Modern movie marketing is more arcane than ancient Egyptian wizardry, of course - today's incantations have to coax hordes of ticket-buyers into parting with their cash - so the sorcerers at Universal Pictures have backed up their alchemy with a clever Hollywood move. They've reenlisted the whole starring cast of the earlier "Mummy," along with writer-director Stephen Sommers and his experienced team of special-effects experts (see story, page 19).

All of which means "The Mummy Returns" is an unapologetic clone of its popular predecessor, unleashing a similar megadose of high-tech jolts.

Again the sturdy Brendan Fraser plays the sturdy Rick O'Connell, a handsome adventurer fond of poking around old tombs with his Egyptologist wife (Rachel Weisz) and - in a new offshoot of the "Mummy" franchise - their son Alex, a feisty eight-year-old. Their current exploits revolve around the resurrection of Imhotep, their three-millennium-old nemesis; the lurking danger of a long-ago warrior called The Scorpion King; and the appearance on Alex's arm of a magical bracelet that threatens to set off "a chain reaction that could bring on the apocalypse," in one of the movie's more flamboyant story twists.

Will the new "Mummy" captivate viewers as thoroughly as the 1999 version did? There's no reason to think otherwise. "The Mummy Returns" delivers all the sock-it-to-'em spectacle a Saturday-night audience could ask for, accompanied by rousing visual effects, smart-alecky dialogue, and enough sword-swinging action to beat "Gladiator" at its own game.

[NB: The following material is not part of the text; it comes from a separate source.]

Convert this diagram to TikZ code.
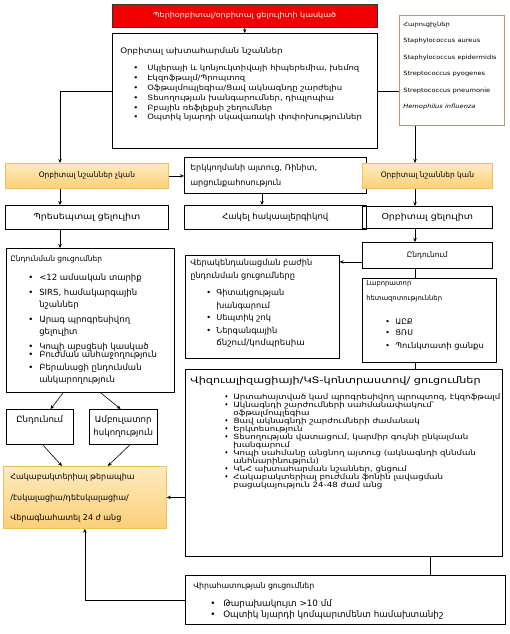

This said, the spectacle of yet another "Mummy" shuffling into view makes this an opportune time to ponder the difference between today's horror flicks and classics like the very first "Mummy" movie, directed by Karl Freund.

Catch that 1932 version on video, and you'll discover a very different approach to the notion of scary movies. Like other supernatural tales released by Universal in the 1930s - the original film versions of "Frankenstein" and "Dracula" among them - it creates its spooky moods through subtle suggestions rather than head-pounding action and flashy technical feats. Freund knew how to enrapture an audience with nuance and understatement, getting under your skin instead of assaulting your eyes and ears.

Decades of escalating action and visceral violence have taken a toll on the horror genre, though, and "The Mummy Returns" relies more on intricate computer effects than on persuasive acting, dialogue, and ideas.

Most regrettable of all, there's not a moment of real feeling in this expensive but empty-hearted epic. Even when death overcomes a sympathetic character, it's hard to care, because the next shot will surely bring some arbitrary plot device to reverse the problem and expedite the happy ending.

Fans of modern-day horror will find everything here they desire, and rivers of money are certain to flow from the "Mummy" coffin to Universal's coffers as the summer box-office season begins. But moviegoers who like subtle chills may wish this explosive entertainment were buried quietly in the Egyptian sand.

Rated PG-13; contains a great deal of action-movie violence.